For more on the benefits of fruit please see
The Nutritional Value of Fruit
Fruit leather recipes
Really, you can experiment with different mixtures. I'm only just getting going on fruit leathers so I have limited experience on which to draw. But I can say that apple makes a fine fruit leather - just by itself. If you add a few sloes the colour goes from a light brown to a dark red colour - and the taste is slightly more plummy. I shall add fruit leather recipes as I find good combinations. As I write this, the main fruit season is at an end. I'm still drying apple rings and making apple leathers.
I can't decide which is best - they are both so yummy!
How to make fruit leathers
Here's a fruit leather recipe for apples - which will give you the general idea.
Wash the apples and remove any bad bits. Roughly chop them and place them in a good pan. Add enough water to just stop them burning on the bottom of the pan - as little as you can, really. Slowly heat them until they are cooked and mushy.
Take them off the heat and sieve the purée to remove all the skin and tough bits.
Return the apples to the pan and reduce down further. Be careful to avoid burning them.
When the mixture is reasonably stodgy take it off the heat. Grease a metal tray with a little vegetable oil - just a smear.
Spoon the mixture onto the tray and spread it fairly thinly - less than a centimetre's depth. Use a palette knife or similar to get an even surface.
Set the tray in the bottom of a very cool oven to dry out. This can take some time. If you are cooking other items and you need a higher temperature you can put the tray on the floor of the oven - but do check often as it is quite easy to burn the mix.
When the leather starts to take on a glassy, semi-transparent look, you can try to lift it from the tray with the aid of a spatula or palette knife. If it starts to tear you need to give it more time.
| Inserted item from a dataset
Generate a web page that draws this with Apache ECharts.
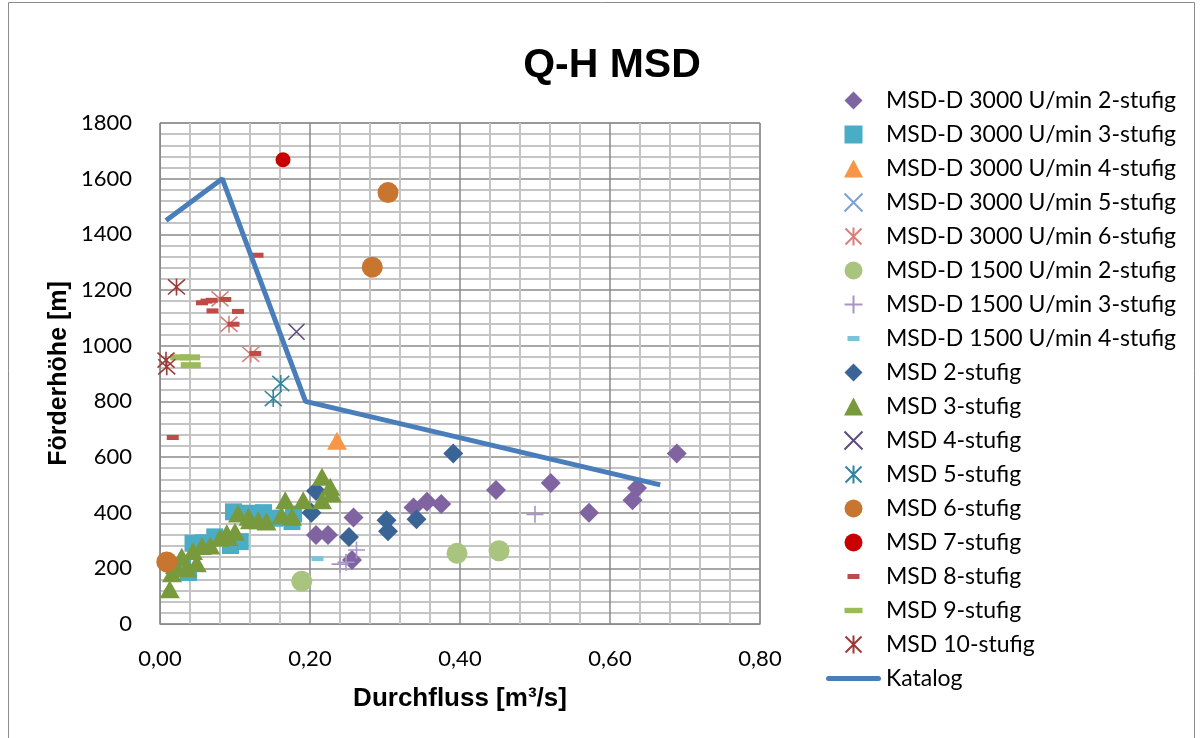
<!DOCTYPE html>
<html lang="de">

<head>
    <meta charset="UTF-8">
    <title>Q-H MSD</title>
    <style>
        html, body { margin: 0; padding: 0; background: #fff; }
        #qhChart { width: 1201px; height: 738px; }
    </style>
</head>

<body>
    <div id="qhChart"></div>
    <script src="https://cdn.jsdelivr.net/npm/echarts/dist/echarts.min.js"></script>
    <script>
        // Durchfluss [m3/s], Förderhöhe [m]
        var seriesNames = ['MSD-D 3000 U/min 2-stufig', 'MSD-D 3000 U/min 3-stufig', 'MSD-D 3000 U/min 4-stufig',
            'MSD-D 3000 U/min 5-stufig', 'MSD-D 3000 U/min 6-stufig', 'MSD-D 1500 U/min 2-stufig',
            'MSD-D 1500 U/min 3-stufig', 'MSD-D 1500 U/min 4-stufig', 'MSD 2-stufig', 'MSD 3-stufig',
            'MSD 4-stufig', 'MSD 5-stufig', 'MSD 6-stufig', 'MSD 7-stufig', 'MSD 8-stufig', 'MSD 9-stufig',
            'MSD 10-stufig', 'Katalog'];
        var d3000s2 = [[0.208, 320], [0.224, 320], [0.256, 230], [0.258, 383], [0.338, 419], [0.356, 439], [0.375, 431],
            [0.448, 481], [0.521, 507], [0.572, 400], [0.630, 445], [0.636, 489], [0.689, 613]];
        var d3000s3 = [[0.030, 205], [0.038, 185], [0.044, 290], [0.058, 292], [0.073, 313], [0.094, 282], [0.098, 403],
            [0.107, 296], [0.120, 398], [0.138, 400], [0.153, 380], [0.176, 368], [0.178, 395]];
        var d3000s4 = [[0.236, 658]];
        var d3000s5 = [];
        var d3000s6 = [[0.080, 1168], [0.092, 1077], [0.121, 969]];
        var d1500s2 = [[0.189, 154], [0.396, 254], [0.452, 263]];
        var d1500s3 = [[0.240, 215], [0.248, 222], [0.262, 266], [0.500, 394]];
        var d1500s4 = [[0.210, 235]];
        var msd2 = [[0.202, 400], [0.208, 478], [0.252, 313], [0.302, 373], [0.304, 333], [0.342, 376], [0.391, 613]];
        var msd3 = [[0.013, 125], [0.016, 182], [0.020, 212], [0.029, 242], [0.036, 200], [0.044, 262], [0.049, 218],
            [0.056, 280], [0.067, 282], [0.080, 310], [0.089, 326], [0.091, 313], [0.100, 331], [0.104, 397],
            [0.118, 385], [0.120, 373], [0.131, 373], [0.142, 368], [0.162, 391], [0.167, 445], [0.176, 385],
            [0.191, 445], [0.216, 445], [0.216, 529], [0.227, 493], [0.229, 469]];
        var msd4 = [[0.182, 1050]];
        var msd5 = [[0.151, 810], [0.161, 864]];
        var msd6 = [[0.009, 223], [0.283, 1282], [0.304, 1550]];
        var msd7 = [[0.164, 1668]];
        var msd8 = [[0.017, 670], [0.056, 1154], [0.062, 1160], [0.069, 1163], [0.087, 1166], [0.070, 1125],
            [0.104, 1123], [0.098, 1077], [0.127, 972], [0.130, 1325]];
        var msd9 = [[0.027, 958], [0.040, 958], [0.041, 930]];
        var msd10 = [[0.022, 1211], [0.008, 948], [0.009, 924]];
        var katalog = [[0.008, 1450], [0.083, 1600], [0.194, 800], [0.667, 500]];
        var xTicks = [0, 0.2, 0.4, 0.6, 0.8];
        var yTicks = [0, 200, 400, 600, 800, 1000, 1200, 1400, 1600, 1800];

        var SYM_X = 'path://M0,0L16,16M16,0L0,16';
        var SYM_STAR = 'path://M0,0L16,16M16,0L0,16M8,-1L8,17';
        var SYM_PLUS = 'path://M8,0L8,16M0,8L16,8';
        var SYM_DASH = 'path://M0,0M18,18M3,6.5h12v5h-12z';
        var SYM_LONGDASH = 'path://M0,0M20,20M0,7h20v6h-20z';
        // legend icons keep their own aspect, so plain shapes are given as paths
        var ICON_DIAMOND = 'path://M9,0L18,9L9,18L0,9z';
        var ICON_RECT = 'path://M0,0h17v17h-17z';
        var ICON_TRIANGLE = 'path://M9,0L18,17H0z';
        var ICON_BAR = 'path://M2.5,0h50a2.5,2.5 0 0 1 0,5h-50a2.5,2.5 0 0 1 0,-5z';
        var legendIcons = {
            0: ICON_DIAMOND, 1: ICON_RECT, 2: ICON_TRIANGLE, 8: ICON_DIAMOND, 9: ICON_TRIANGLE, 17: ICON_BAR
        };

        function dots(name, data, symbol, size, color) {
            return {
                name: name, type: 'scatter', data: data, symbol: symbol, symbolSize: size,
                itemStyle: { color: color, opacity: 1 }
            };
        }

        function strokes(name, data, symbol, size, color) {
            return {
                name: name, type: 'scatter', data: data, symbol: symbol, symbolSize: size,
                itemStyle: { color: color, borderColor: color, borderWidth: 1.6, opacity: 1 }
            };
        }

        var legendData = seriesNames.map(function(n, i) {
            var item = { name: n };
            if (legendIcons[i]) item.icon = legendIcons[i];
            if (i === 17) item.itemStyle = { color: '#4a7ebb', borderWidth: 0 };
            return item;
        });

        var chart = echarts.init(document.getElementById('qhChart'));
        var labelFont = 'Lato, "Open Sans", sans-serif';
        var boldFont = '"Liberation Sans", Arial, sans-serif';

        var option = {
            animation: false,
            backgroundColor: '#fff',
            title: {
                text: 'Q-H MSD', left: 607, top: 40, textAlign: 'center',
                textStyle: { fontFamily: boldFont, fontWeight: 'bold', fontSize: 41, color: '#000' }
            },
            graphic: [{
                type: 'rect', shape: { x: 8.5, y: 2.5, width: 1186, height: 740 },
                style: { fill: 'none', stroke: '#8c8c8c', lineWidth: 1 }, silent: true
            }],
            legend: {
                orient: 'vertical', left: 826, top: 89, padding: 0, itemWidth: 55, itemHeight: 18, itemGap: 11,
                symbolKeepAspect: true, data: legendData,
                textStyle: { fontFamily: labelFont, fontSize: 23, color: '#000' }
            },
            grid: {
                left: 160, right: 441, top: 123, bottom: 114, show: true,
                borderColor: '#8a8a8a', borderWidth: 1
            },
            xAxis: {
                type: 'value', min: xTicks[0], max: xTicks[xTicks.length - 1], interval: 0.2,
                name: 'Durchfluss [m³/s]', nameLocation: 'middle', nameGap: 62,
                nameTextStyle: { fontFamily: boldFont, fontWeight: 'bold', fontSize: 26, color: '#000' },
                axisLine: { lineStyle: { color: '#8a8a8a', width: 1 } },
                axisTick: { show: false },
                axisLabel: {
                    margin: 24, fontFamily: labelFont, fontSize: 22, color: '#000',
                    formatter: function(v) { return v.toFixed(2).replace('.', ','); }
                },
                splitLine: { show: true, lineStyle: { color: '#8a8a8a', width: 1.5 } },
                minorTick: { show: false, splitNumber: 5 },
                minorSplitLine: { show: true, lineStyle: { color: '#c4c4c4', width: 2 } }
            },
            yAxis: {
                type: 'value', min: yTicks[0], max: yTicks[yTicks.length - 1], interval: 200,
                name: 'Förderhöhe [m]', nameLocation: 'middle', nameGap: 88,
                nameTextStyle: { fontFamily: boldFont, fontWeight: 'bold', fontSize: 25, color: '#000' },
                axisLine: { show: true, lineStyle: { color: '#8a8a8a', width: 1 } },
                axisTick: { show: false },
                axisLabel: {
                    margin: 28, fontFamily: labelFont, fontSize: 22, color: '#000',
                    formatter: function(v) { return String(v); }
                },
                splitLine: { show: true, lineStyle: { color: '#8a8a8a', width: 1.5 } },
                minorTick: { show: false, splitNumber: 5 },
                minorSplitLine: { show: true, lineStyle: { color: '#c4c4c4', width: 2 } }
            },
            series: [
                dots(seriesNames[0], d3000s2, 'diamond', 20, '#8064a2'),
                dots(seriesNames[1], d3000s3, 'rect', 17, '#4bacc6'),
                dots(seriesNames[2], d3000s4, 'triangle', [20, 18], '#f79646'),
                strokes(seriesNames[3], d3000s5, SYM_X, 16, '#7ca0d6'),
                strokes(seriesNames[4], d3000s6, SYM_STAR, 17, '#d9807c'),
                dots(seriesNames[5], d1500s2, 'circle', 21, '#a9c47f'),
                strokes(seriesNames[6], d1500s3, SYM_PLUS, 17, '#a895c6'),
                dots(seriesNames[7], d1500s4, SYM_DASH, 18, '#7cc3d8'),
                dots(seriesNames[8], msd2, 'diamond', 20, '#3b6496'),
                dots(seriesNames[9], msd3, 'triangle', [20, 18], '#789a3d'),
                strokes(seriesNames[10], msd4, SYM_X, 16, '#604a7b'),
                strokes(seriesNames[11], msd5, SYM_STAR, 17, '#31859c'),
                dots(seriesNames[12], msd6, 'circle', 21, '#c8752f'),
                dots(seriesNames[13], msd7, 'circle', 15, '#c80000'),
                dots(seriesNames[14], msd8, SYM_DASH, 18, '#be4b48'),
                dots(seriesNames[15], msd9, SYM_LONGDASH, 20, '#9bbb59'),
                strokes(seriesNames[16], msd10, SYM_STAR, 17, '#9c3a37'),
                {
                    name: seriesNames[17], type: 'line', data: katalog, symbol: 'none',
                    lineStyle: { color: '#4a7ebb', width: 5 }, itemStyle: { color: '#4a7ebb' }
                }
            ]
        };
        chart.setOption(option);
    </script>
</body>

</html>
Lift the leather off the tray and put it somewhere it can carry on drying more slowly. The surface may remain a little tacky to the touch.
When the leather is firm and has lost most of its stickiness you can dust it with a very little cornflower or icing sugar to help stop it sticking together in the jar. I've not done this so far as most of it just gets eaten!
Cut it into strips and store it in a large jar with space for some air circulation. It's best to sterilise the jars before use, of course.
Check the condition of your leathers from time to time. They should store for a year or two if need be.
An alternative apple fruit leather recipe
Here's a fruit leather recipe which some people may find easier. Essentially, the method is exactly the same as above but at the start you peel and core thoroughly so that you can avoid all that sieving.
Put the prepared apples into a pan and proceed as above. If you add other fruits, they too should be thoroughly washed, skinned and cored, or the pips removed so that the resulting purée contains no bits. Anyone who has prepared baby food for the youngest members of the household will know what to do!
You can use kitchen gadgets to make life easier. A decent apple corer is invaluable for saving time and trouble when coring dozens of apples.You can buy these amazing corer and peelers and slicers from Amazon
. I have one of these and it's great, especially if you want to dry apples, too.
See my page Drying apples for winter sweetness for more on this.
You can make a decent fruit leather recipe to suit the fruits you have available throughout the summer. I've only just discovered the wonders of fruit leathers, so I hope to find a new fruit leather recipe for each of the fruits I grow. I'll add them here when I find mixtures that work.
Fruit leathers can make appetising Christmas presents for friends and relations. They can certainly provide a bit of novelty and a talking point!